Peroration. "Let us, then, hear the conclusion of the whole matter. Science is a magnificent material force, but it is not a teacher of morals. It can perfect machinery, but it adds no moral restraints to protect society from the misuse of the machine. It can also build gigantic intellectual ships, but it constructs no moral rudders for the control of storm-tossed human vessels. It not only fails to supply the spiritual element needed but some of its unproven hypotheses rob the ship of its compass and thus endanger its cargo.
"It is again a choice between God and Baal; it is also a renewal of the issue in Pilate's court. In that historic trial-- the greatest in history--force, impersonated by Pilate, occupied the throne."

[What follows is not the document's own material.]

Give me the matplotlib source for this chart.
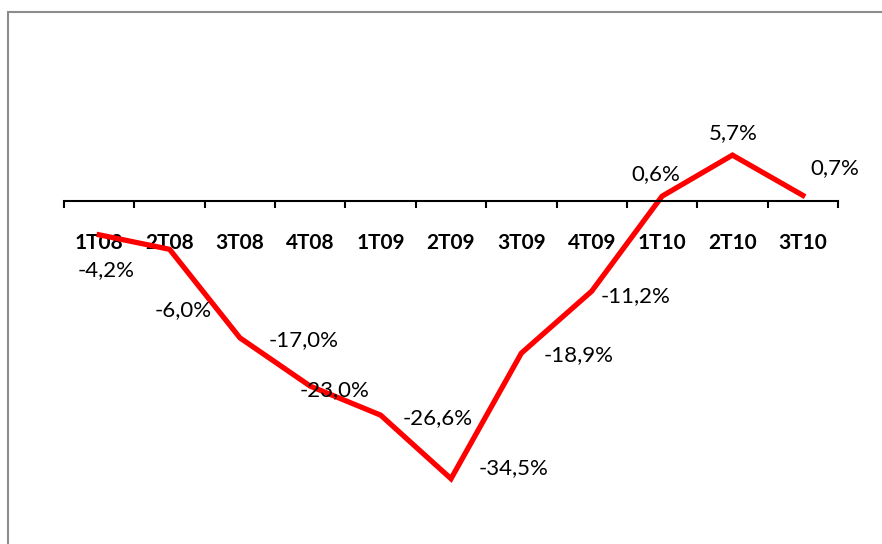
import matplotlib.pyplot as plt
import numpy as np
from matplotlib.patches import Rectangle

plt.rcParams['font.family'] = ['Lato', 'DejaVu Sans']

# Data
quarters = ['1T08', '2T08', '3T08', '4T08', '1T09', '2T09', '3T09', '4T09', '1T10', '2T10', '3T10']
values = [-4.2, -6.0, -17.0, -23.0, -26.6, -34.5, -18.9, -11.2, 0.6, 5.7, 0.7]

# label offsets (pixels) from each point, like the Excel data labels
label_dx = [7, 14, 64, 24, 57, 63, 57, 44, -6, 1, 32]
label_dy = [-35, -61, -2, -4, -3, 11, -2, -5, 22, 22, 27]

W, H = 882, 544
fig = plt.figure(figsize=(W / 100, H / 100), dpi=100)

# gray frame (left and top visible)
fig.patches.append(Rectangle((8 / W, -0.05), 1.2, 1 - 12 / H + 0.05, transform=fig.transFigure,
                             fill=False, edgecolor='#8c8c8c', linewidth=1.5))

# axes placed so zero sits at y=201px, ~8.05 px per percent
px_per = 8.05
y_top, y_bot = 15, -40
top_px = 201 - y_top * px_per
bot_px = 201 - y_bot * px_per
ax = fig.add_axes([64 / W, 1 - bot_px / H, (838 - 64) / W, (bot_px - top_px) / H])

x = np.arange(len(quarters))
ax.plot(x, values, color='#ff0000', linewidth=3.8, solid_joinstyle='miter')

for xi, v, dx, dy in zip(x, values, label_dx, label_dy):
    ax.annotate(f'{v:.1f}%'.replace('.', ','), (xi, v), xytext=(dx, dy),
                textcoords='offset pixels', ha='center', va='center', fontsize=16)

ax.set_xlim(-0.5, len(quarters) - 0.5)
ax.set_ylim(y_bot, y_top)

for s in ['left', 'right', 'top']:
    ax.spines[s].set_visible(False)
ax.spines['bottom'].set_position(('data', 0))
ax.spines['bottom'].set_linewidth(1.5)
ax.set_yticks([])

ax.set_xticks(np.arange(-0.5, len(quarters)))
ax.set_xticklabels([])
ax.tick_params(axis='x', which='major', direction='out', length=5, width=1.5)
ax.set_xticks(x, minor=True)
ax.set_xticklabels(quarters, minor=True, fontsize=15, fontweight='bold')
ax.tick_params(axis='x', which='minor', length=0, pad=23)

fig.savefig('out.png', dpi=100)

Scientists and teachers shook their heads. Mr. Bryan was dead and at least for the time they as a body declined to enter upon animadversion, but some of them privately compared the Scopes trial, not with the trial in Pilate's court, but with a trial in the court of Athens, where a teacher, accused (like Mr. Scopes) of corrupting the youth by teaching things contrary to law and disrespectful to the gods, had (like Mr Scopes) refused to deny his action, but defended it only by saying that he had taught the truth, which was, in his eyes, the highest form of reverence; and was (like Mr. Scopes) convicted. The parallel, they said, fell down in only one important point: Mr. Scopes was given a fine of $100; Socrates was given a cup of hemlock.

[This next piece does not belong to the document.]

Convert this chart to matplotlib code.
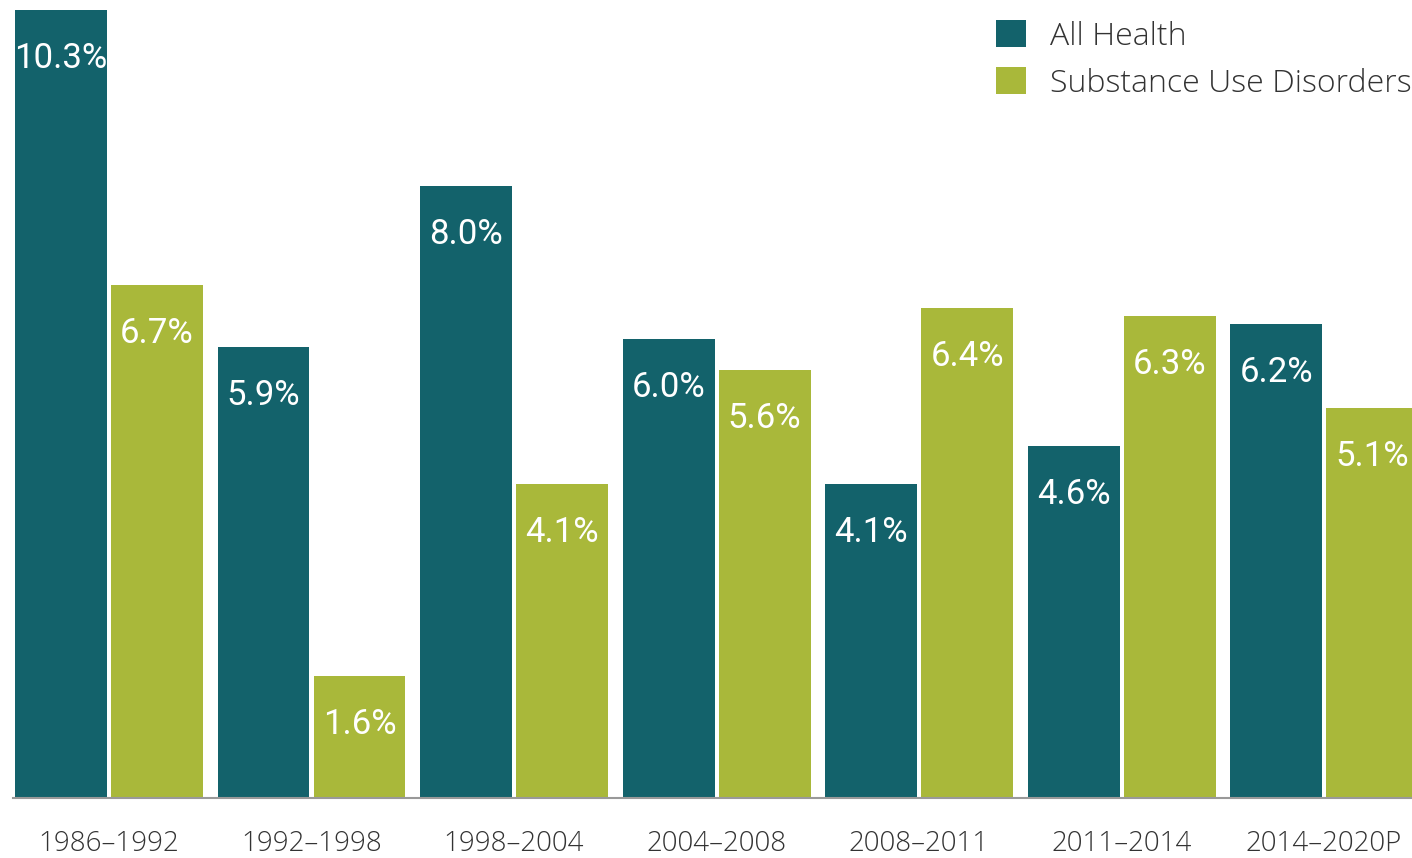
import numpy as np
import matplotlib
matplotlib.use("Agg")
import matplotlib.pyplot as plt

periods = ["1986–1992", "1992–1998", "1998–2004", "2004–2008",
           "2008–2011", "2011–2014", "2014–2020P"]
all_health = [10.3, 5.9, 8.0, 6.0, 4.1, 4.6, 6.2]
substance_use = [6.7, 1.6, 4.1, 5.6, 6.4, 6.3, 5.1]

teal = "#13626B"
green = "#A9B83A"
txt_font = "Open Sans"

fig = plt.figure(figsize=(14.12, 8.58), dpi=100)
ax = fig.add_axes([13 / 1412, 60 / 858, 1399 / 1412, 798 / 858])

x = np.arange(len(periods))
w = 0.454
off = 0.237
b1 = ax.bar(x - off, all_health, w, color=teal, label="All Health")
b2 = ax.bar(x + off, substance_use, w, color=green, label="Substance Use Disorders")

# value labels inside bar tops
for bars, vals in [(b1, all_health), (b2, substance_use)]:
    for rect, v in zip(bars, vals):
        ax.annotate(f"{v:.1f}%", (rect.get_x() + rect.get_width() / 2, v),
                    xytext=(0, -35), textcoords="offset points",
                    ha="center", va="center", color="white",
                    family="Roboto", fontsize=25)

ax.set_xlim(-0.474, 6.434)
ax.set_ylim(0, 10.43)
ax.set_yticks([])
ax.set_xticks(x)
ax.set_xticklabels(periods, fontsize=20, family=txt_font, fontweight="light",
                   color="#333333")
ax.tick_params(axis="x", length=0, pad=23)
for s in ["top", "right", "left"]:
    ax.spines[s].set_visible(False)
ax.spines["bottom"].set_color("#999999")
ax.spines["bottom"].set_linewidth(1.5)

leg = ax.legend(loc="upper left", bbox_to_anchor=(996 / 1412, 1 - 20 / 858),
                bbox_transform=fig.transFigure, frameon=False,
                handlelength=0.93, handleheight=0.93, handletextpad=0.75,
                labelspacing=0.45, borderaxespad=0, borderpad=0,
                prop={"family": txt_font, "weight": "light", "size": 23})
for t in leg.get_texts():
    t.set_color("#333333")

fig.savefig("out.png", dpi=100)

*It is but fair to the Evolutionists whom Mr. Bryan attacked to mention that they do not define or describe Evolution as Mr. Bryan did. They regard it as an historical truth, no more and no less demonstrable by experiment than any other historical fact--such as, for example, that Washington crossed the Delaware. Mr. Bryan persisted in identifying Evolution with the theories (such as natural selection) which are advanced to account for it. Looking on the geological record, Evolutionists feel as an historian might who looked upon a series of photographs taken at every city and town between Manhattan and San Francisco; if each of the photographs showed a given automobile, with the pennant bearing the name of each town added as the automobile passed through, the historian would say with assurance that the automobile passed across the continent, although he might have to guess as to why the trip was made and who financed it. Similarly, Evolutionists look upon Evolution as an established fact and advance various guesses (theories) as to why life has made this extraordinary journey. Mr. Darwin saw perhaps a dozen photographs, guessed that the trip had been made, and advanced a number of guesses as to why it had been made. Some of Darwin's guesses at causes have been discredited, and other guesses made, but the collection of photographs has grown year by year, so that Evolutionists can no longer regard the trip itself as a guess. Mr. Darwin, who Mr. Bryan regarded as a leading authority on Evolution, is looked upon by scientists as only a brilliant pioneer-- no more of an authority on Evolution than Benjamin Franklin (pioneer in knowledge of electricity) is today an authority on electricity.
*A program, which as applied to the human race, is looked upon as impossible if not positively dangerous, by many men of science.